To view cluster vulnerabilities, you can view the vulnerability report. You can also configure your agent so the vulnerabilities are displayed with other agent information in GitLab.

Enable operational container scanning

You can use operational container scanning to scan container images in your cluster for security vulnerabilities. You can enable the scanner to run on a cadence as configured via the agent, or setup scan execution policies within a project that houses the agent.

NOTE: In GitLab 15.0 and later, you do not need to install Starboard operator in the Kubernetes cluster.

Enable via agent configuration

To enable scanning of all images within your Kubernetes cluster via the agent configuration, add a container_scanning configuration block to your agent configuration with a cadence field containing a CRON expression for when the scans are run.

container_scanning:
  cadence: '0 0 * * *' # Daily at 00:00 (Kubernetes cluster time)

The cadence field is required. GitLab supports the following types of CRON syntax for the cadence field:

  • A daily cadence of once per hour at a specified hour, for example: 0 18 * * *
  • A weekly cadence of once per week on a specified day and at a specified hour, for example: 0 13 * * 0

NOTE: Other elements of the CRON syntax may work in the cadence field if supported by the cron we are using in our implementation, however, GitLab does not officially test or support them.

NOTE: The CRON expression is evaluated in UTC using the system-time of the Kubernetes-agent pod.

By default, operational container scanning attempts to scan the workloads in all namespaces for vulnerabilities. You can set the vulnerability_report block with the namespaces field which can be used to restrict which namespaces are scanned. For example, if you would like to scan only the default, kube-system namespaces, you can use this configuration:

container_scanning:
  cadence: '0 0 * * *'
  vulnerability_report:
    namespaces:
      - default
      - kube-system

Enable via scan execution policies

To enable scanning of all images within your Kubernetes cluster via scan execution policies, we can use the scan execution policy editor To create a new schedule rule.
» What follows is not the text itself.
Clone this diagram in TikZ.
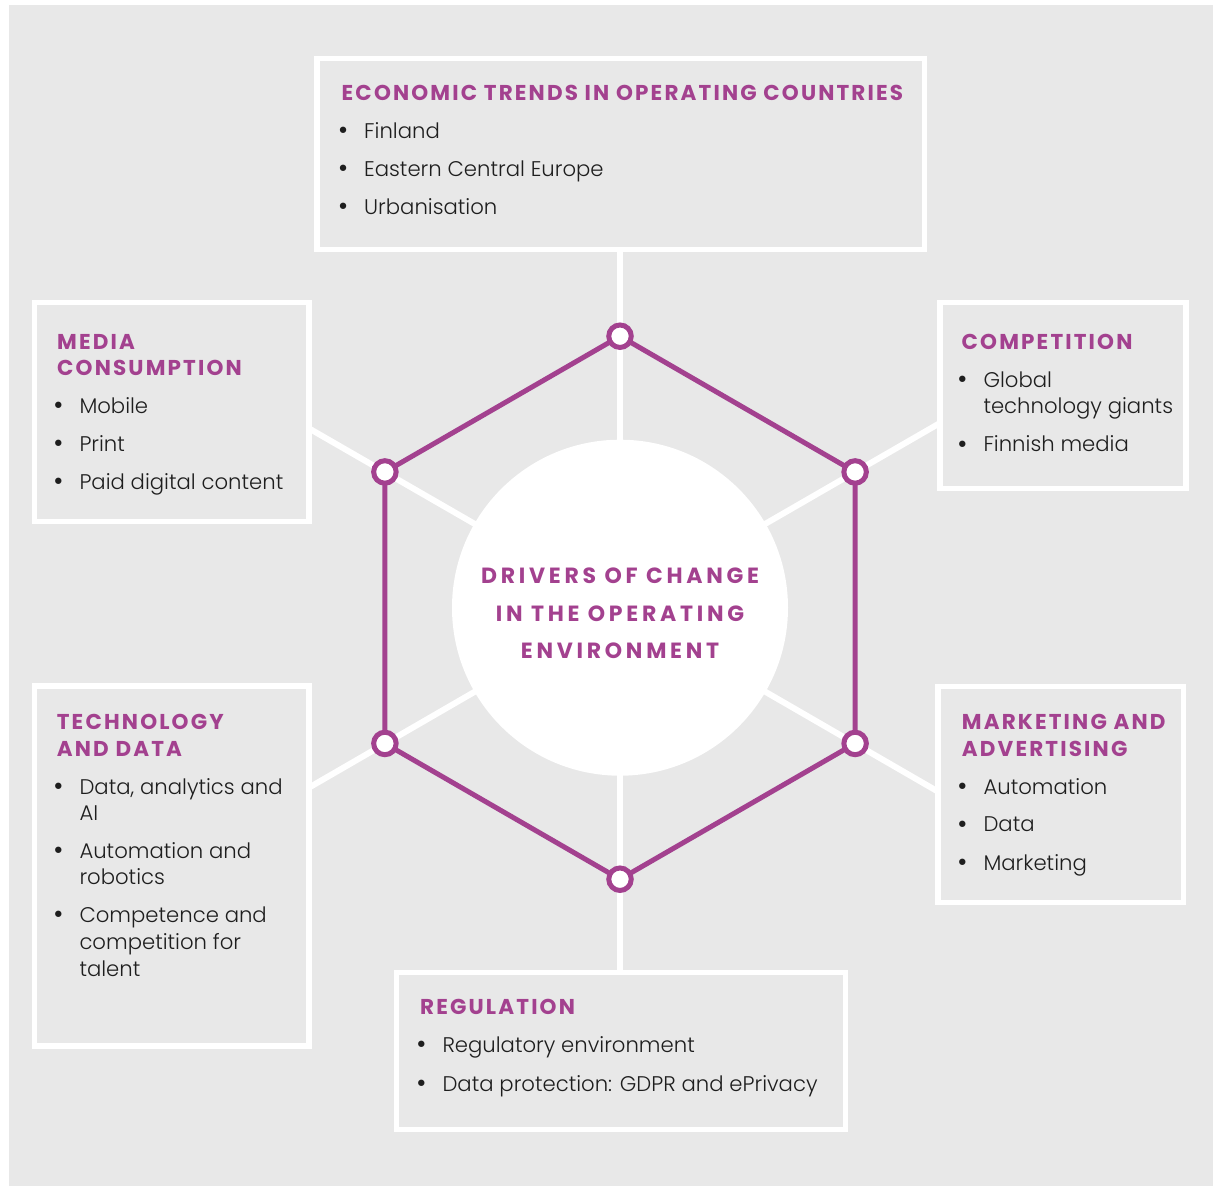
\documentclass[tikz,border=0pt]{standalone}
\usepackage{fontspec}
\setmainfont{Poppins}
\newfontfamily\bodyfont{Poppins}[UprightFont=* Light]
\newfontfamily\headfont{Poppins}[LetterSpace=10]
\newfontfamily\ctrfont{Poppins}[LetterSpace=17]
\definecolor{purp}{HTML}{A3418F}
\definecolor{bg}{HTML}{E8E8E8}
\definecolor{ink}{HTML}{1E1E1E}
\newcommand\boxat[5]{\node[boxst, minimum width={#4-#2}, minimum height={#5-#3}] (#1) at ({(#2+#4)/2},{(#3+#5)/2}) {};}
\newcommand\hdl[4]{\node[hd] (#1) at (#2,#3) {#4};}
\newcommand\bitem[4]{\node[bt] (#1) at (#2,#3) {\makebox[0pt][r]{\raisebox{-1.4pt}{\scalebox{1.3}{\textbullet}}\hspace{16pt}}#4};}
\newcommand\cont[4]{\node[bt] (#1) at (#2,#3) {#4};}
\begin{document}
\begin{tikzpicture}[x=1pt,y=-1pt,
  boxst/.style={rectangle, draw=white, line width=5.5pt, fill=bg, inner sep=0pt, outer sep=0pt},
  spoke/.style={draw=white, line width=6pt},
  hex/.style={draw=purp, line width=5pt, line join=round},
  vtx/.style={circle, draw=purp, fill=white, line width=5pt, minimum size=22.5pt, inner sep=0pt},
  hd/.style={anchor=base west, text=purp, font=\headfont\bfseries\fontsize{21.5}{21.5}\selectfont, inner sep=0pt},
  ctr/.style={anchor=base, text=purp, font=\ctrfont\bfseries\fontsize{22}{22}\selectfont, inner sep=0pt},
  bt/.style={anchor=base west, text=ink, font=\bodyfont\fontsize{21.2}{21.2}\selectfont, inner sep=0pt}]
\useasboundingbox (0,0) rectangle (1213,1186);
\fill[bg] (9,5) rectangle (1213,1186);
% spokes
\coordinate (hubc) at (620,607.7);
\coordinate (eT) at (620,249.5);
\coordinate (eTR) at (940,423);
\coordinate (eTL) at (309,428.4);
\coordinate (eBL) at (309,787.6);
\coordinate (eBR) at (938,791.6);
\coordinate (eB) at (620,972.5);
\foreach \e in {eT,eTR,eTL,eBL,eBR,eB} \draw[spoke] (hubc) -- (\e);
% hub
\node[circle, fill=white, minimum size=336pt, inner sep=0pt] (hub) at (hubc) {};
% boxes
\boxat{btop}{317}{58.5}{924.5}{249.5}
\boxat{bmedia}{34.5}{302.5}{309}{521.5}
\boxat{bcomp}{940}{302.5}{1186}{488.5}
\boxat{btech}{34.5}{686}{309}{1046}
\boxat{bmark}{938}{686.5}{1183.3}{902.5}
\boxat{breg}{396.5}{972.5}{845.5}{1129.5}
% hexagon
\coordinate (v1) at (620,336.2);
\coordinate (v2) at (855.1,471.95);
\coordinate (v3) at (855.1,743.45);
\coordinate (v4) at (620,879.2);
\coordinate (v5) at (384.9,743.45);
\coordinate (v6) at (384.9,471.95);
\draw[hex] (v1) -- (v2) -- (v3) -- (v4) -- (v5) -- (v6) -- cycle;
\foreach \v in {v1,v2,v3,v4,v5,v6} \node[vtx] (n\v) at (\v) {};
% centre text
\node[ctr] (c1) at (620,583.3) {DRIVERS OF CHANGE};
\node[ctr] (c2) at (620,621) {IN THE OPERATING};
\node[ctr] (c3) at (620,658.3) {ENVIRONMENT};
% top box
\hdl{h1}{341.5}{100}{ECONOMIC TRENDS IN OPERATING COUNTRIES}
\bitem{t1}{364}{138.3}{Finland}
\bitem{t2}{364}{176}{Eastern Central Europe}
\bitem{t3}{364}{214}{Urbanisation}
% media
\hdl{h2a}{57}{349.3}{MEDIA}
\hdl{h2b}{57}{375.3}{CONSUMPTION}
\bitem{m1}{79.3}{413}{Mobile}
\bitem{m2}{79.3}{451}{Print}
\bitem{m3}{79.3}{489}{Paid digital content}
% competition
\hdl{h3}{961.5}{349.3}{COMPETITION}
\bitem{k1}{983.3}{387.3}{Global}
\cont{k1b}{983.3}{413.3}{technology giants}
\bitem{k2}{983.3}{451.7}{Finnish media}
% technology
\hdl{h4a}{56.7}{729.3}{TECHNOLOGY}
\hdl{h4b}{56.7}{756}{AND DATA}
\bitem{d1}{79.3}{794}{Data, analytics and}
\cont{d1b}{79.3}{820}{AI}
\bitem{d2}{79.3}{858.3}{Automation and}
\cont{d2b}{79.3}{884}{robotics}
\bitem{d3}{79.3}{922.3}{Competence and}
\cont{d3b}{79.3}{949.3}{competition for}
\cont{d3c}{79.3}{976.7}{talent}
% marketing
\hdl{h5a}{961.7}{729.3}{MARKETING AND}
\hdl{h5b}{961.7}{756}{ADVERTISING}
\bitem{a1}{983.3}{794}{Automation}
\bitem{a2}{983.3}{831.7}{Data}
\bitem{a3}{983.3}{870}{Marketing}
% regulation
\hdl{h6}{420}{1014.3}{REGULATION}
\bitem{r1}{442.3}{1052.3}{Regulatory environment}
\bitem{r2}{442.3}{1091}{Data protection: GDPR and ePrivacy}
\end{tikzpicture}
\end{document}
NOTE: The Kubernetes agent must be running in your cluster to scan running container images

Here is an example of a policy which enables operational container scanning within the cluster the Kubernetes agent is attached to:

- name: Enforce Container Scanning in cluster connected through my-gitlab-agent for default and kube-system namespaces
  enabled: true
  rules:
  - type: schedule
    cadence: '0 10 * * *'
    agents:
      <agent-name>:
        namespaces:
        - 'default'
        - 'kube-system'
  actions:
  - scan: container_scanning

The keys for a schedule rule are:

  • cadence (required): a CRON expression for when the scans are run
  • agents:<agent-name> (required): The name of the agent to use for scanning
  • agents:<agent-name>:namespaces (optional): The Kubernetes namespaces to scan. If omitted, all namespaces are scanned

NOTE: Other elements of the CRON syntax may work in the cadence field if supported by the cron we are using in our implementation, however, GitLab does not officially test or support them.

NOTE: The CRON expression is evaluated in UTC using the system-time of the Kubernetes-agent pod.

You can view the complete schema within the scan execution policy documentation.

View cluster vulnerabilities

To view vulnerability information in GitLab:

  1. On the top bar, select Main menu > Projects and find the project that contains the agent configuration file.
  2. On the left sidebar, select Infrastructure > Kubernetes clusters.
  3. Select the Agent tab.
  4. Select an agent to view the cluster vulnerabilities.

Cluster agent security tab UI

This information can also be found under operational vulnerabilities.

NOTE: You must have at least the Developer role.